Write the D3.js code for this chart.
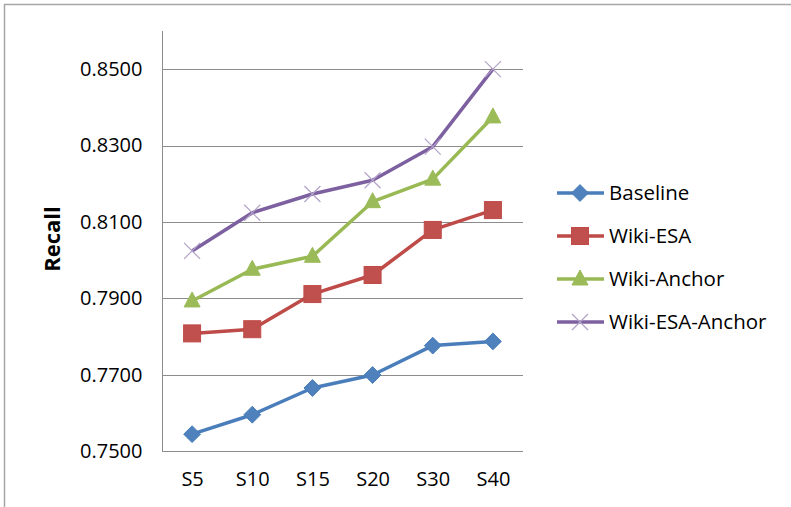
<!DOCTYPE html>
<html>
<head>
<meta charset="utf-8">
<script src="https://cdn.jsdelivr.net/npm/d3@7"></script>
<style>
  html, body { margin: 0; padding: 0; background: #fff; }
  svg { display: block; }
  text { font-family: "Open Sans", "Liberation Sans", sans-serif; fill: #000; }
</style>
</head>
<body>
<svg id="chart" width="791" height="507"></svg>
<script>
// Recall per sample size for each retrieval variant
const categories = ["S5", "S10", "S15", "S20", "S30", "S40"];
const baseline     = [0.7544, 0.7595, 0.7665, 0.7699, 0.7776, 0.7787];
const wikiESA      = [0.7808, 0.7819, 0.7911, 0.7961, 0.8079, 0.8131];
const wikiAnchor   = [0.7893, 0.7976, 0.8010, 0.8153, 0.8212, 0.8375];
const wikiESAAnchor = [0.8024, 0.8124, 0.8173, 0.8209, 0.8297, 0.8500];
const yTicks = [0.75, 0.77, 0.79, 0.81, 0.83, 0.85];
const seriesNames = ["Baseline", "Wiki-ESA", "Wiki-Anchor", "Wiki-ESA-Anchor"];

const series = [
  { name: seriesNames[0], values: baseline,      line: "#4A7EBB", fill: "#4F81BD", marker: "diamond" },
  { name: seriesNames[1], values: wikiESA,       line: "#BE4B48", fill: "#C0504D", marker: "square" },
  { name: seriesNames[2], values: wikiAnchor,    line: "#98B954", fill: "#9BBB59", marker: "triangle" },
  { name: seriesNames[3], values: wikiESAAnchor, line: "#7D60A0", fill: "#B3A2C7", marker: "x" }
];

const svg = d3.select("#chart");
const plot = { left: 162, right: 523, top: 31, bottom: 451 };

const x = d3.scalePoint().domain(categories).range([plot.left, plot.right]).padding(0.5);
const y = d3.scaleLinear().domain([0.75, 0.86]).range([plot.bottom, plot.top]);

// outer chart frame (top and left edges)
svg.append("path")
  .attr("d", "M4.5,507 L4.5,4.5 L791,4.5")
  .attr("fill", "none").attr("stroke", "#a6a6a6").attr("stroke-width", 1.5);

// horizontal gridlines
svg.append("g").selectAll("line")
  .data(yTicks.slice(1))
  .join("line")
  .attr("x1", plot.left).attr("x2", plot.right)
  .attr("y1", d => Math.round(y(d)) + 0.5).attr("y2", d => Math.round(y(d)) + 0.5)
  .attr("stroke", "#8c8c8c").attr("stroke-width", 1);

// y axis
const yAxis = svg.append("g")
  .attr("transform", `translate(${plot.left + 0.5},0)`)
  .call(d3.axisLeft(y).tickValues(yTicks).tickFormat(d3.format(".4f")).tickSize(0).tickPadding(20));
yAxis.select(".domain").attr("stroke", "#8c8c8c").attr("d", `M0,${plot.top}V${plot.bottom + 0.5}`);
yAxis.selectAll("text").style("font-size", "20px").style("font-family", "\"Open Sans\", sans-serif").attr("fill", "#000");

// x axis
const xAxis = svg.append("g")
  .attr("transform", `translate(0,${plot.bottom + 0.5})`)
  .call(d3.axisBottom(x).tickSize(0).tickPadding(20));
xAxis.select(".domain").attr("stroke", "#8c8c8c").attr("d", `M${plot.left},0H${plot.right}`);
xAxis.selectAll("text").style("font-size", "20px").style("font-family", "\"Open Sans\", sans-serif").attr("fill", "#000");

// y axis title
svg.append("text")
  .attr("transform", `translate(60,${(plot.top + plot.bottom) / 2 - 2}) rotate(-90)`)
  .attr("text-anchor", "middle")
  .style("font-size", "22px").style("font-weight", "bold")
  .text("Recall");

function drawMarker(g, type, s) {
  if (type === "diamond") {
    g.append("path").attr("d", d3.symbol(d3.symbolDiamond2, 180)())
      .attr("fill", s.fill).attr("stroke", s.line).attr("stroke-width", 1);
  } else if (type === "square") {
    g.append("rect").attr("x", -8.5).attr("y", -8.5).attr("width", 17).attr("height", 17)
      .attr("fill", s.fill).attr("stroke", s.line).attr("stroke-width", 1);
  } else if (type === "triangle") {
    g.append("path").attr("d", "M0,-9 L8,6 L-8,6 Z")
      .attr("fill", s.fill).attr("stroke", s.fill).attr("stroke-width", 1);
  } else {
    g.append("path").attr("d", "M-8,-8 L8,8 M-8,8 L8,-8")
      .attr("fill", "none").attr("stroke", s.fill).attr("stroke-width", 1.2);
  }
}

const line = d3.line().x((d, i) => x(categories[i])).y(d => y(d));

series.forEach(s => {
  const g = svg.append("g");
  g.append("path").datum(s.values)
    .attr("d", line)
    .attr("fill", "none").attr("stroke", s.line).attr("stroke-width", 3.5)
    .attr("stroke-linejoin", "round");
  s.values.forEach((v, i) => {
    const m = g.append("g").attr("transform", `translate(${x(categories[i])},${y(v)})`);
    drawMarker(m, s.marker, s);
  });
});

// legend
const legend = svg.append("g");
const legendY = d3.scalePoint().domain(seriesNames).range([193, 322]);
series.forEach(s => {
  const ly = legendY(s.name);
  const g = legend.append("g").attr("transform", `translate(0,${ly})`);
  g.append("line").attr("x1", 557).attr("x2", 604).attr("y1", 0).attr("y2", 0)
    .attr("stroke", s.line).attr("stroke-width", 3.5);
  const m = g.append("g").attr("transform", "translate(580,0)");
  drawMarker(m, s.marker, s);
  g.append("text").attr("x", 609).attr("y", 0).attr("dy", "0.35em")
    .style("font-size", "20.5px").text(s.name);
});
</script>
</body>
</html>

◆ ◆ ◆

_Goal:_
Return the listing above in full and without alteration, excluding its pictures.

_Task output:_
Write the D3.js code for this chart.
<!DOCTYPE html>
<html>
<head>
<meta charset="utf-8">
<script src="https://cdn.jsdelivr.net/npm/d3@7"></script>
<style>
  html, body { margin: 0; padding: 0; background: #fff; }
  svg { display: block; }
  text { font-family: "Open Sans", "Liberation Sans", sans-serif; fill: #000; }
</style>
</head>
<body>
<svg id="chart" width="791" height="507"></svg>
<script>
// Recall per sample size for each retrieval variant
const categories = ["S5", "S10", "S15", "S20", "S30", "S40"];
const baseline     = [0.7544, 0.7595, 0.7665, 0.7699, 0.7776, 0.7787];
const wikiESA      = [0.7808, 0.7819, 0.7911, 0.7961, 0.8079, 0.8131];
const wikiAnchor   = [0.7893, 0.7976, 0.8010, 0.8153, 0.8212, 0.8375];
const wikiESAAnchor = [0.8024, 0.8124, 0.8173, 0.8209, 0.8297, 0.8500];
const yTicks = [0.75, 0.77, 0.79, 0.81, 0.83, 0.85];
const seriesNames = ["Baseline", "Wiki-ESA", "Wiki-Anchor", "Wiki-ESA-Anchor"];

const series = [
  { name: seriesNames[0], values: baseline,      line: "#4A7EBB", fill: "#4F81BD", marker: "diamond" },
  { name: seriesNames[1], values: wikiESA,       line: "#BE4B48", fill: "#C0504D", marker: "square" },
  { name: seriesNames[2], values: wikiAnchor,    line: "#98B954", fill: "#9BBB59", marker: "triangle" },
  { name: seriesNames[3], values: wikiESAAnchor, line: "#7D60A0", fill: "#B3A2C7", marker: "x" }
];

const svg = d3.select("#chart");
const plot = { left: 162, right: 523, top: 31, bottom: 451 };

const x = d3.scalePoint().domain(categories).range([plot.left, plot.right]).padding(0.5);
const y = d3.scaleLinear().domain([0.75, 0.86]).range([plot.bottom, plot.top]);

// outer chart frame (top and left edges)
svg.append("path")
  .attr("d", "M4.5,507 L4.5,4.5 L791,4.5")
  .attr("fill", "none").attr("stroke", "#a6a6a6").attr("stroke-width", 1.5);

// horizontal gridlines
svg.append("g").selectAll("line")
  .data(yTicks.slice(1))
  .join("line")
  .attr("x1", plot.left).attr("x2", plot.right)
  .attr("y1", d => Math.round(y(d)) + 0.5).attr("y2", d => Math.round(y(d)) + 0.5)
  .attr("stroke", "#8c8c8c").attr("stroke-width", 1);

// y axis
const yAxis = svg.append("g")
  .attr("transform", `translate(${plot.left + 0.5},0)`)
  .call(d3.axisLeft(y).tickValues(yTicks).tickFormat(d3.format(".4f")).tickSize(0).tickPadding(20));
yAxis.select(".domain").attr("stroke", "#8c8c8c").attr("d", `M0,${plot.top}V${plot.bottom + 0.5}`);
yAxis.selectAll("text").style("font-size", "20px").style("font-family", "\"Open Sans\", sans-serif").attr("fill", "#000");

// x axis
const xAxis = svg.append("g")
  .attr("transform", `translate(0,${plot.bottom + 0.5})`)
  .call(d3.axisBottom(x).tickSize(0).tickPadding(20));
xAxis.select(".domain").attr("stroke", "#8c8c8c").attr("d", `M${plot.left},0H${plot.right}`);
xAxis.selectAll("text").style("font-size", "20px").style("font-family", "\"Open Sans\", sans-serif").attr("fill", "#000");

// y axis title
svg.append("text")
  .attr("transform", `translate(60,${(plot.top + plot.bottom) / 2 - 2}) rotate(-90)`)
  .attr("text-anchor", "middle")
  .style("font-size", "22px").style("font-weight", "bold")
  .text("Recall");

function drawMarker(g, type, s) {
  if (type === "diamond") {
    g.append("path").attr("d", d3.symbol(d3.symbolDiamond2, 180)())
      .attr("fill", s.fill).attr("stroke", s.line).attr("stroke-width", 1);
  } else if (type === "square") {
    g.append("rect").attr("x", -8.5).attr("y", -8.5).attr("width", 17).attr("height", 17)
      .attr("fill", s.fill).attr("stroke", s.line).attr("stroke-width", 1);
  } else if (type === "triangle") {
    g.append("path").attr("d", "M0,-9 L8,6 L-8,6 Z")
      .attr("fill", s.fill).attr("stroke", s.fill).attr("stroke-width", 1);
  } else {
    g.append("path").attr("d", "M-8,-8 L8,8 M-8,8 L8,-8")
      .attr("fill", "none").attr("stroke", s.fill).attr("stroke-width", 1.2);
  }
}

const line = d3.line().x((d, i) => x(categories[i])).y(d => y(d));

series.forEach(s => {
  const g = svg.append("g");
  g.append("path").datum(s.values)
    .attr("d", line)
    .attr("fill", "none").attr("stroke", s.line).attr("stroke-width", 3.5)
    .attr("stroke-linejoin", "round");
  s.values.forEach((v, i) => {
    const m = g.append("g").attr("transform", `translate(${x(categories[i])},${y(v)})`);
    drawMarker(m, s.marker, s);
  });
});

// legend
const legend = svg.append("g");
const legendY = d3.scalePoint().domain(seriesNames).range([193, 322]);
series.forEach(s => {
  const ly = legendY(s.name);
  const g = legend.append("g").attr("transform", `translate(0,${ly})`);
  g.append("line").attr("x1", 557).attr("x2", 604).attr("y1", 0).attr("y2", 0)
    .attr("stroke", s.line).attr("stroke-width", 3.5);
  const m = g.append("g").attr("transform", "translate(580,0)");
  drawMarker(m, s.marker, s);
  g.append("text").attr("x", 609).attr("y", 0).attr("dy", "0.35em")
    .style("font-size", "20.5px").text(s.name);
});
</script>
</body>
</html>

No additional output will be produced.